Yes all of the trigger must be pulled. I've taken the G19 apart to see the trigger safety bar, but both this article and the famous FBI back flip, stated that the guns were dropped!


----------



## DJ Niner (Oct 3, 2006)

Donel said:


> Yes all of the trigger must be pulled. I've taken the G19 apart to see the trigger safety bar, but both this article and the famous FBI back flip, stated that the guns were dropped!


In the case of "the famous FBI back flip " incident, the gun fired when it was grabbed off the floor (due to the trigger being pulled), NOT when it hit the floor after being dropped. There is video of the incident, so there is no doubt when it fired, or what caused it.

It's far more likely in the recent incident that the father dropped the gun and tried to catch it as it fell, hitting the trigger as he did so. We may never know for sure, and you can never say never about things like this, but if the pistol passes an inspection showing nothing is broken and all parts were in place and working properly, then it is almost impossible that the gun fired from being dropped such a short distance.


----------



## PhuBai70 (Sep 26, 2019)

DJ Niner said:


> In the case of "the famous FBI back flip " incident, the gun fired when it was grabbed off the floor (due to the trigger being pulled), NOT when it hit the floor after being dropped. There is video of the incident, so there is no doubt when it fired, or what caused it.
> 
> It's far more likely in the recent incident that the father dropped the gun and tried to catch it as it fell, hitting the trigger as he did so. We may never know for sure, and you can never say never about things like this, but if the pistol passes an inspection showing nothing is broken and all parts were in place and working properly, then it is almost impossible that the gun fired from being dropped such a short distance.


You're right, we may never know. The only one who knows exactly what happened is the father. The article says the mother was in the house but doesn't say if she was in the same room when it happened.


----------



## Tangof (Jan 26, 2014)

How do you come back from that? I don't believe it went off when dropped.


----------



## PhuBai70 (Sep 26, 2019)

When I say that no one knows how it happened I mean how the trigger was pulled. Did the father try to grab it as it was falling or did it land on the floor and the father picked it up wrong? 
The paragraph I posted says the only way to fire a round is to pull the trigger from the middle. It doesn't mention any possible internal defects that might cause the gun to fire without pulling the trigger. 
We can't say for sure that there will be a follow up article after the gun has been tested so we may never know.


----------



## denner12 (Oct 14, 2017)

I once dropped my G-22 very hard on cement from my holster and it did not fire thankfully. When it fell I was thinking "Oh Boy", but I knew not to try to catch it. Hardly noticeable ding to the slide due to Glocks excellent finish and it hit hard.

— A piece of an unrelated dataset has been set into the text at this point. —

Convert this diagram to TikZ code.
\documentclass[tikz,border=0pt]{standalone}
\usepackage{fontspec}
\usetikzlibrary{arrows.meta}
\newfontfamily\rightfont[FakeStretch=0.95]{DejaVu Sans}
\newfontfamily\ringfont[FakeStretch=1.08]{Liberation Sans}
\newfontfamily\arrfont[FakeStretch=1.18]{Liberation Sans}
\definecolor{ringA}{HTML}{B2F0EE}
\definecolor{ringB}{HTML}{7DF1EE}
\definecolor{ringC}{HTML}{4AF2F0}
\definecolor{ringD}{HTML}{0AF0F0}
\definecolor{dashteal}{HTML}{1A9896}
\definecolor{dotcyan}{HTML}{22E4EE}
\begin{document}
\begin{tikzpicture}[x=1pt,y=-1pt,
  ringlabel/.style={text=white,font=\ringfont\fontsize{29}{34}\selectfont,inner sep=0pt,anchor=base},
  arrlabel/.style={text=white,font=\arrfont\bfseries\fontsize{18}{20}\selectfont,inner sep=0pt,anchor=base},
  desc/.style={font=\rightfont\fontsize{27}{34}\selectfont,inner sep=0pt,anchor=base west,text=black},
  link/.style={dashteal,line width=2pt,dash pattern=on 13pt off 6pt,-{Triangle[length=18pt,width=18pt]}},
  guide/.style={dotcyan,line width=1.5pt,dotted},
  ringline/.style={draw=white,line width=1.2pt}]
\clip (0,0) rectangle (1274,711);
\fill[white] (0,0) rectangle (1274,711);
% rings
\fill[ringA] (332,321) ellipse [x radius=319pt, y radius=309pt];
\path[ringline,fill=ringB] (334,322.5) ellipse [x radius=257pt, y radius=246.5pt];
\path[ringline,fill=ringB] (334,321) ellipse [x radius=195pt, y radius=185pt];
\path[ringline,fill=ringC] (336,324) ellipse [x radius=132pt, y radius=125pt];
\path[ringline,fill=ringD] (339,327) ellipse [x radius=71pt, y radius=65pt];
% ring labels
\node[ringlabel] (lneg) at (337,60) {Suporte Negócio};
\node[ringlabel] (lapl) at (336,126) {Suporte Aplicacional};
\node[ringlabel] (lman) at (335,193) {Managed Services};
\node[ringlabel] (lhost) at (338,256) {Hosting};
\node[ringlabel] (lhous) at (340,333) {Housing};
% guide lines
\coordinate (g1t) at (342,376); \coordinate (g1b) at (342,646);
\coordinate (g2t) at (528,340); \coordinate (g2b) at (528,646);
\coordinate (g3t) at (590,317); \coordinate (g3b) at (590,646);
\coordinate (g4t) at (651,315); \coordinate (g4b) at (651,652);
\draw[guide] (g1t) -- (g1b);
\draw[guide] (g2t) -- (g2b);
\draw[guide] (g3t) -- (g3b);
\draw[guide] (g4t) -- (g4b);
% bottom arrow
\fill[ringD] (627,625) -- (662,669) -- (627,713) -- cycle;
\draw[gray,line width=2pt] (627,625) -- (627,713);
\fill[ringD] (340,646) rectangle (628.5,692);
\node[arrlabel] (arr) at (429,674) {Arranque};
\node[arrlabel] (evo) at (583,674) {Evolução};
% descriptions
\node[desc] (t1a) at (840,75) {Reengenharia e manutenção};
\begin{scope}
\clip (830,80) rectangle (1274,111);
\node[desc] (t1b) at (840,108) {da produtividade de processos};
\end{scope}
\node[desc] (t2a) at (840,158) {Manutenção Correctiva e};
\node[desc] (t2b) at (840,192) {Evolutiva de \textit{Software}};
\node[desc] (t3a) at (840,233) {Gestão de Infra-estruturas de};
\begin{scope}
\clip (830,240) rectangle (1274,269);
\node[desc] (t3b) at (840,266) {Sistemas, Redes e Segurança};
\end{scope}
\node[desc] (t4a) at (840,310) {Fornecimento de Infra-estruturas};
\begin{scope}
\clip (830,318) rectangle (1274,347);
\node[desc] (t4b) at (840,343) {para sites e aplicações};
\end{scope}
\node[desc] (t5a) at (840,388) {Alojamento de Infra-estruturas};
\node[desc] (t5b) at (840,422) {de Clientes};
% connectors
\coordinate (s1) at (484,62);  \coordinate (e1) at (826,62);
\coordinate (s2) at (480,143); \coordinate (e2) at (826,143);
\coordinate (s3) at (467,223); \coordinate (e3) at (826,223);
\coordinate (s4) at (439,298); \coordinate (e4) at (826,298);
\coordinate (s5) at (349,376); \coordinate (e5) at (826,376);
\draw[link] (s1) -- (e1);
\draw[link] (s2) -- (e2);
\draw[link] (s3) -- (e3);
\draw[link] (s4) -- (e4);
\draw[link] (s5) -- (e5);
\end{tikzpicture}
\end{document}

I agree with DJ Niner's scenario, a properly working Glock (or any modern striker fired pistol will not discharge unless the trigger is depressed to the rear) except maybe a Sig P320. If you happen to drop your Glock don't try to catch it!

Another instance I recall reading about was when an officer was using a port-a-potty at a fair/carnival. His service glock fell from the toilet paper holder and he attempted to catch it on the way down resulting in a negligent discharge. The bullet got the leg of the gentleman in the next port-a-potty over.

"The father play wrestled with his son while carrying a gun concealed in his pants?" Mmmmmm?


----------



## mdi (Jan 11, 2020)

Donel said:


> New models can only make the list if they can microprint the time date and serial number of the gun on the casing at the time the shell was fired.


I was able to escape CA about 9 years ago, thank God, but I'm wondering how is this "stamp" possible? I like to keep up with newer gun features/manufacturing, but a time/date stamp on fired brass? If that's the case no new guns will be sold in CA.


----------



## Donel (Aug 17, 2019)

You are exactly right. That's who I am concerned about guns being removed from the, "approved list", which is posted every year.


----------



## PhuBai70 (Sep 26, 2019)

mdi said:


> I was able to escape CA about 9 years ago, thank God, but I'm wondering how is this "stamp" possible? I like to keep up with newer gun features/manufacturing, but a time/date stamp on fired brass? If that's the case no new guns will be sold in CA.


The micro stamping law was passed in 2007 and became effective in 2013 but it has been tied up in court because pro gun groups claim that it is impossible. Last week the California Supreme Court ruled that being impossible was not enough of a reason to throw out the law. ????

https://www.nraila.org/articles/201...le-california-court-upholds-microstamping-law


----------



## Mowgli Terry (Sep 19, 2019)

Yes, it was a huge tragedy for all involved. The report that we got did not mention the child's Mother. We have had increasing reports of children's death due to unsecured handguns.

I got in deep doo elsewhere for pointing out that _all _safety features would have to fail. In that report both father and son were hit in the head. I spoke mainly of the handgun. The child died. The original article came from Fox News.

Spoke of the possible errors from reporting. Somebody in that mix didn't know much about Glock's. With a report like this there is always the question is how could this happen. There is something in this mix that fails the smell test.

Added: Could not find a followup on the original article. Many of the first articles appear the be very close to the original Fox news piece.


----------



## Mowgli Terry (Sep 19, 2019)

Shooting: I'm still looking for a follow up piece from Fox News and the other sources. No updates have turned up. Indications are the original piece my have been a case of bad reporting,


----------